» Exercise requirements:
Reply with one number: how many lines contain the word "seaborn".

+++

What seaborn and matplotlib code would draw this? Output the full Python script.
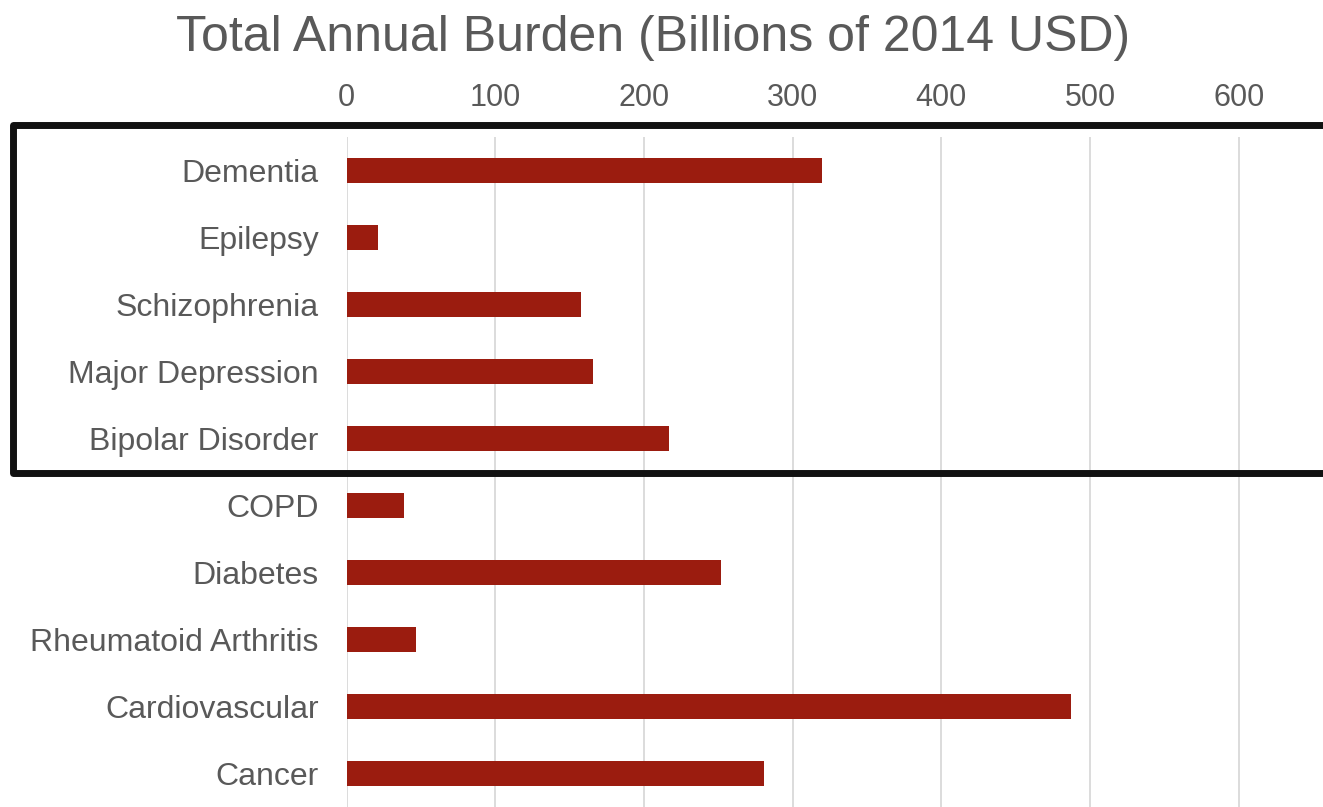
import matplotlib
matplotlib.use("Agg")
import matplotlib.pyplot as plt
import matplotlib.lines as mlines
import seaborn as sns
import pandas as pd

conditions = ["Dementia", "Epilepsy", "Schizophrenia", "Major Depression",
              "Bipolar Disorder", "COPD", "Diabetes", "Rheumatoid Arthritis",
              "Cardiovascular", "Cancer"]
burden = [320, 21, 158, 166, 217, 39, 252, 47, 487, 281]
x_ticks = [0, 100, 200, 300, 400, 500, 600]

df = pd.DataFrame({"condition": conditions, "burden": burden})

sns.set_theme(style="white")
plt.rcParams["font.family"] = ["Liberation Sans", "DejaVu Sans"]

W, H = 1323, 807
fig = plt.figure(figsize=(W / 100, H / 100), dpi=100)
ax = fig.add_axes([346.5 / W, 0.0, 1 - 346.5 / W, (806.5 - 136.5) / H])

sns.barplot(data=df, x="burden", y="condition", orient="h", order=conditions,
            color="#9B1C0F", saturation=1, width=0.37, ax=ax,
            edgecolor="none")

ax.set_xlim(0, (W - 346.5) / 148.7 * 100)
ax.set_ylim(9.5, -0.5)
ax.set_xticks(x_ticks)
ax.set_xticklabels([str(t) for t in x_ticks])
ax.xaxis.tick_top()
ax.set_xlabel("")
ax.set_ylabel("")
ax.grid(axis="x", color="#D9D9D9", linewidth=1.3)
ax.set_axisbelow(True)
for s in ax.spines.values():
    s.set_visible(False)
ax.tick_params(axis="x", length=0, pad=17.5, labelsize=22, labelcolor="#595959")
ax.tick_params(axis="y", length=0, pad=20, labelsize=23, labelcolor="#595959")

fig.text(653.5 / W, 1 - 38 / H, "Total Annual Burden (Billions of 2014 USD)",
         ha="center", va="center", fontsize=36, color="#595959")

# Frame around the neurological / psychiatric group (open on the right, past the edge)
x_left, x_right = 13.5 / W, 1.02
y_top, y_bot = 1 - 124.5 / H, 1 - 473 / H
frame = mlines.Line2D([x_right, x_left, x_left, x_right],
                      [y_top, y_top, y_bot, y_bot],
                      transform=fig.transFigure, color="#111111", linewidth=5,
                      solid_joinstyle="round", solid_capstyle="butt")
fig.lines.append(frame)

fig.savefig("out.png", dpi=100, facecolor="white")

+++

» Answer to the problem:
2